I have a site which is currently being hit (over 10k requests today) and it looks like scrapers as every URL is different. If it was a DDoS, they would target costly pages like my search not every single URL.
SQLite had the same thing: https://sqlite.org/forum/forumpost/7d3eb059f81ff694 As have a few other open source repositories. It looks like badly written crawlers trying to crawl sites as fast as possible.
big tech incentivised to ddos... what a world they've built
In that case, by that rubric literally anything that you conspire with yourself to accomplish (buying next week's groceries, making a turkey sandwich...) would also be a conspiracy.
I also don't get the comments on the linked social site. IIUC the users posting there are somehow involved with kernel work, right? So they should know a thing or two about technical stuff? How / why are they so convinced that the big bad AI baddies are scraping them, and not some miss-configured thing that someone or another built? Is this their first time? Again, there's nothing there that hasn't been indexed dozens of times already. And... sorry to say it, but neither newsletters nor the 1-3 comments on each article are exactly "prime data" for any kind of training.

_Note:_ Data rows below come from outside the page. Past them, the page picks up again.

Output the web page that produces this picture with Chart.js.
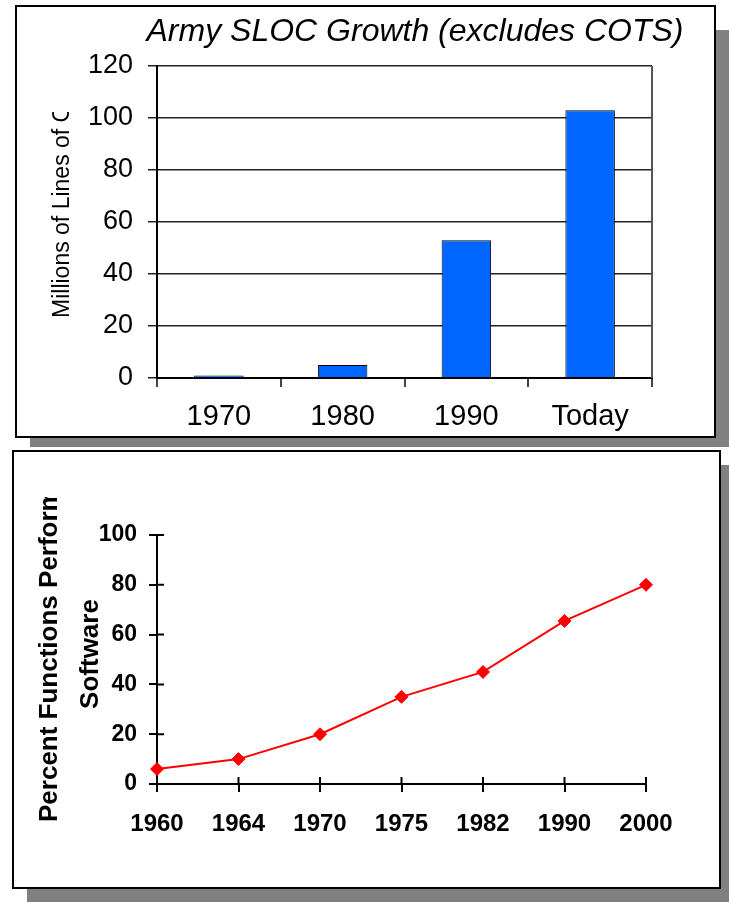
<!DOCTYPE html>
<html>
<head>
<meta charset="utf-8">
<script src="https://cdn.jsdelivr.net/npm/chart.js@4"></script>
<style>
  html, body { margin: 0; padding: 0; background: #fff; }
  body { width: 729px; height: 902px; position: relative; overflow: hidden; }
  .shadow { position: absolute; background: #808080; }
  .panel { position: absolute; background: #fff; border: 2px solid #000; box-sizing: border-box; }
  canvas { position: absolute; }
</style>
</head>
<body>
<div class="shadow" style="left:30px;top:30px;width:699px;height:417px"></div>
<div class="panel" style="left:15px;top:5px;width:701px;height:433px"></div>
<div class="shadow" style="left:27px;top:465px;width:702px;height:437px"></div>
<div class="panel" style="left:12px;top:450px;width:709px;height:439px"></div>
<canvas id="sloc" width="697" height="429" style="left:17px;top:7px"></canvas>
<canvas id="functions" width="705" height="435" style="left:14px;top:452px"></canvas>

<script>
// Army source lines of code, in millions
const slocYears = ['1970', '1980', '1990', 'Today'];
const slocMillions = [1, 5, 53, 103];
const slocAxisMax = 120;
const slocAxisStep = 20;

// Share of system functions performed in software, percent
const functionYears = ['1960', '1964', '1970', '1975', '1982', '1990', '2000'];
const softwarePercent = [6, 10, 20, 35, 45, 65.5, 80];
const percentAxisMax = 100;
const percentAxisStep = 20;

const FONT = "'Liberation Sans', Arial, Helvetica, sans-serif";
Chart.defaults.font.family = FONT;
Chart.defaults.color = '#000';

// Free-positioned chart heading
const panelTitle = {
  id: 'panelTitle',
  afterDraw(chart, args, opts) {
    if (!opts.text) return;
    const ctx = chart.ctx;
    ctx.save();
    ctx.font = opts.font;
    ctx.fillStyle = '#000';
    ctx.textAlign = 'center';
    ctx.textBaseline = 'middle';
    ctx.fillText(opts.text, opts.x, opts.y);
    ctx.restore();
  }
};

// Rotated axis titles that are cut off at a given height
const clippedYTitle = {
  id: 'clippedYTitle',
  afterDraw(chart, args, opts) {
    const ctx = chart.ctx;
    (opts.lines || []).forEach(line => {
      ctx.save();
      ctx.beginPath();
      ctx.rect(0, line.clipTop, chart.width, chart.height - line.clipTop);
      ctx.clip();
      ctx.translate(line.x, line.y);
      ctx.rotate(-Math.PI / 2);
      ctx.font = line.font;
      ctx.fillStyle = '#000';
      ctx.textAlign = line.align;
      ctx.textBaseline = 'middle';
      ctx.fillText(line.text, 0, 0);
      ctx.restore();
    });
  }
};

// Right-hand frame line of the plot area
const plotFrame = {
  id: 'plotFrame',
  beforeDatasetsDraw(chart, args, opts) {
    if (!opts.enabled) return;
    const { ctx, chartArea } = chart;
    ctx.save();
    ctx.strokeStyle = opts.color;
    ctx.lineWidth = opts.width;
    ctx.beginPath();
    ctx.moveTo(chartArea.right, chartArea.top);
    ctx.lineTo(chartArea.right, chartArea.bottom);
    ctx.stroke();
    ctx.restore();
  }
};

// Tick marks that continue inside the plot area
const innerTicks = {
  id: 'innerTicks',
  beforeDatasetsDraw(chart, args, opts) {
    if (!opts.enabled) return;
    const { ctx, scales: { x, y } } = chart;
    ctx.save();
    ctx.strokeStyle = '#000';
    ctx.lineWidth = opts.width;
    ctx.beginPath();
    y.ticks.forEach(t => {
      const py = y.getPixelForValue(t.value);
      ctx.moveTo(x.left, py);
      ctx.lineTo(x.left + opts.length, py);
    });
    x.ticks.forEach((t, i) => {
      const px = x.getPixelForTick(i);
      ctx.moveTo(px, y.bottom);
      ctx.lineTo(px, y.bottom - opts.length);
    });
    ctx.stroke();
    ctx.restore();
  }
};

Chart.register(panelTitle, clippedYTitle, plotFrame, innerTicks);

new Chart(document.getElementById('sloc'), {
  type: 'bar',
  data: {
    labels: slocYears,
    datasets: [{
      data: slocMillions,
      backgroundColor: '#0066FF',
      borderColor: '#000',
      borderWidth: 1,
      barPercentage: 0.4,
      categoryPercentage: 1
    }]
  },
  options: {
    responsive: false,
    animation: false,
    devicePixelRatio: 1,
    layout: { padding: { left: 0, right: 62, top: 59, bottom: 0 } },
    plugins: {
      legend: { display: false },
      tooltip: { enabled: false },
      title: { display: false },
      panelTitle: {
        text: 'Army SLOC Growth (excludes COTS)',
        x: 398, y: 25,
        font: "italic 32px " + FONT
      },
      clippedYTitle: {
        lines: [{ text: 'Millions of Lines of Code', x: 46, y: 311, clipTop: 105,
                  align: 'left', font: "23px " + FONT }]
      },
      plotFrame: { enabled: true, color: '#555', width: 2 },
      innerTicks: { enabled: false }
    },
    scales: {
      x: {
        grid: { offset: true, drawOnChartArea: false, drawTicks: true, tickLength: 9, color: '#444', lineWidth: 2 },
        border: { color: '#000', width: 2 },
        ticks: { font: { size: 29 }, padding: 13, maxRotation: 0 },
        afterFit(scale) { scale.height = 58; }
      },
      y: {
        min: 0,
        max: slocAxisMax,
        ticks: { stepSize: slocAxisStep, font: { size: 27 }, padding: 15 },
        grid: { color: '#222', lineWidth: 1.5, drawTicks: true, tickLength: 9 },
        border: { color: '#000', width: 2 },
        afterFit(scale) { scale.width = 140; }
      }
    }
  }
});

new Chart(document.getElementById('functions'), {
  type: 'line',
  data: {
    labels: functionYears,
    datasets: [{
      data: softwarePercent,
      borderColor: '#FF0000',
      backgroundColor: '#FF0000',
      borderWidth: 2,
      pointStyle: 'rectRot',
      pointRadius: 6.5,
      pointBorderWidth: 1,
      tension: 0,
      clip: false
    }]
  },
  options: {
    responsive: false,
    animation: false,
    devicePixelRatio: 1,
    layout: { padding: { left: 0, right: 73, top: 83, bottom: 0 } },
    plugins: {
      legend: { display: false },
      tooltip: { enabled: false },
      title: { display: false },
      clippedYTitle: {
        lines: [
          { text: 'Percent Functions Performed in', x: 36, y: 370, clipTop: 45,
            align: 'left', font: "bold 26px " + FONT },
          { text: 'Software', x: 77, y: 202, clipTop: 0,
            align: 'center', font: "bold 26px " + FONT }
        ]
      },
      plotFrame: { enabled: false },
      innerTicks: { enabled: true, length: 7, width: 2 }
    },
    scales: {
      x: {
        offset: false,
        grid: { drawOnChartArea: false, drawTicks: true, tickLength: 8, color: '#000', lineWidth: 2 },
        border: { color: '#000', width: 2 },
        ticks: { font: { size: 24, weight: 'bold' }, padding: 18, maxRotation: 0 },
        afterFit(scale) { scale.height = 103; }
      },
      y: {
        min: 0,
        max: percentAxisMax,
        ticks: { stepSize: percentAxisStep, font: { size: 23, weight: 'bold' }, padding: 12 },
        grid: { drawOnChartArea: false, drawTicks: true, tickLength: 8, color: '#000', lineWidth: 2 },
        border: { color: '#000', width: 2 },
        afterFit(scale) { scale.width = 143; }
      }
    }
  }
});
</script>
</body>
</html>
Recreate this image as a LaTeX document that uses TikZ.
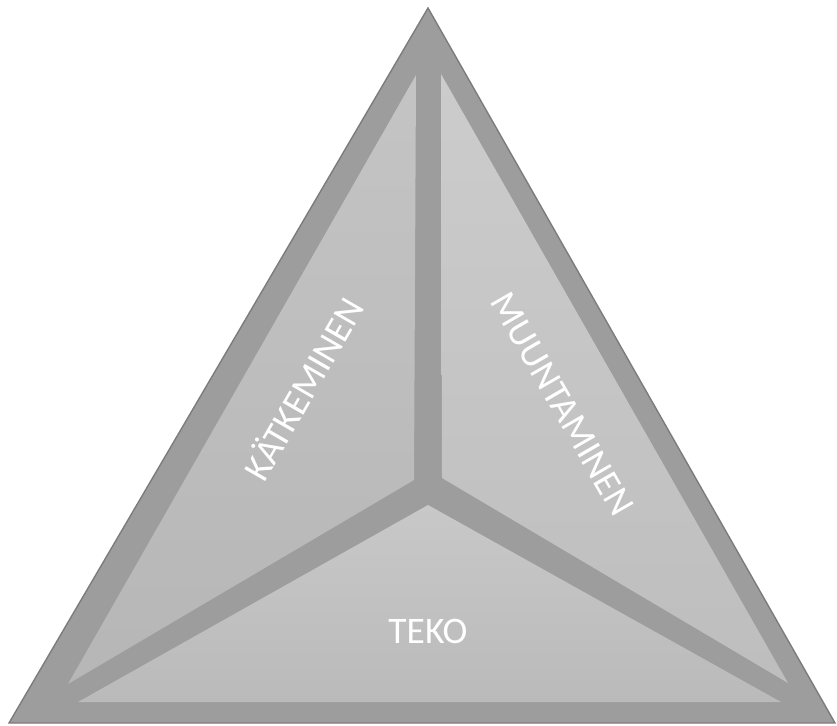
\documentclass[tikz,border=0pt]{standalone}
\usepackage{fontspec}
\setmainfont{Carlito}
\usetikzlibrary{positioning,calc}

\definecolor{bandgray}{HTML}{9D9D9D}
\definecolor{edgegray}{HTML}{7C7C7C}
\definecolor{leftface}{HTML}{C4C4C4}
\definecolor{rightface}{HTML}{CCCCCC}
\definecolor{lowface}{HTML}{C8C8C8}

\begin{document}
\begin{tikzpicture}[x=0.03cm,y=-0.03cm,
  face/.style={top color=#1!100,bottom color=#1!93!black},
  sidetext/.style={text=white,inner sep=0pt,font=\fontsize{32}{36}\selectfont}]
\useasboundingbox (0,0) rectangle (837,726);
% outer band
\coordinate (top) at (428,8);
\coordinate (bl) at (9,723);
\coordinate (br) at (835,723);
\draw[edgegray,fill=bandgray,line width=1.2pt,line join=miter] (top)--(bl)--(br)--cycle;
% the three faces
\shade[face=leftface] (416,75)--(414,480)--(68,684)--cycle;
\shade[face=rightface] (441,74)--(442,478)--(788,683)--cycle;
\shade[face=lowface] (428,505)--(78,702)--(781,702)--cycle;
% labels
\node[sidetext,rotate=60] (hide) at (302,388) {KÄTKEMINEN};
\node[sidetext,rotate=-60] (change) at (562,404) {MUUNTAMINEN};
\node[sidetext] (deed) at (428,631) {TEKO};
\end{tikzpicture}
\end{document}
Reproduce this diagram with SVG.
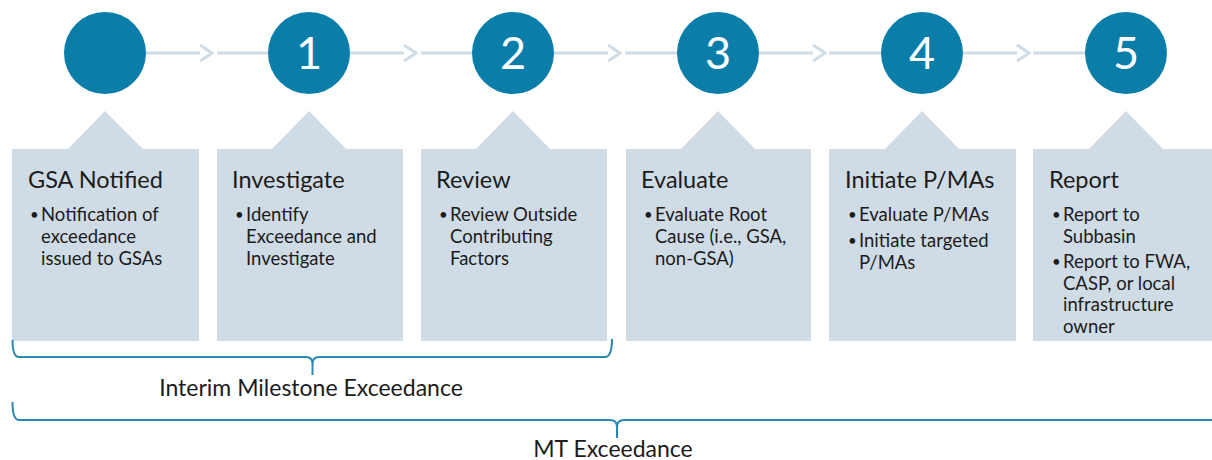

These people have gone full tinfoil hat and spewing hate isn't doing them any favours.
https://lwn.net/Articles/1008897
Your nonsense about LWN being a "newsletter" and having "zero valuable data" isn't doing you any favors. It is the prime source of information about Linux kernel development, and Linux development in general.
"AI" cancer scraping the same thing over and over and over again is not news for anybody even with a cursory interest in this subject. They've been doing it for years.
I mean...
Again, the site is so old that anything worth while is already in cc or any number of crawls. I am not saying they weren't scraped. I'm saying they likely weren't scraped by the bad AI people. And certainly not by AI companies trying to limit others from accessing that data (as the person who I replied to stated).
1. Coding assistants have emerged as as one of the primary commercial opportunities for AI models. As GP pointed out, LWN is the primary discussion for kernel development. If you were gathering training data for a model, and coding assistance is one of your goals, and you know of a primary sources of open source development expertise, would you:
(a) ignore it because it’s in a quaint old format, or
(b) slurp up as much as you can?
2. If you’d previously slurped it up, and are now collating data for a new training run, and you know it’s an active mailing list that will have new content since you last crawled it, would you: (a) carefully and respectfully leave it be, because you still get benefit from the previous content even though there’s now more and it’s up to date, or
(b) hoover up every last drop because anything you can do to get an edge over your competitors means you get your brief moment of glory in the benchmarks when you release?You seem to be missing my point. There is 0 incentives for AI training companies to behave like this. All that data is already in the common crawls that every lab uses. This is likely from other sources. Yet they always blame big bad AI...
some scrapers might skip out on already-scraped sources, but easy to imagine that some/many just would not bother (you don't know if it's updated until you've checked, after all). And to some extend you do have to re-scrape, if just to find links to the new stuff.
" a.getElementsByTagName = function (...args) {//Clear page content}"
One can also hide components inside Shadow DOM to make it harder to scrape.
However, these methods will interfere with automated testing tools such as Playwright and Selenium. Also, search engine indexing is likely to be affected.
Edit: Fabian2k was ten seconds ahead. Damn!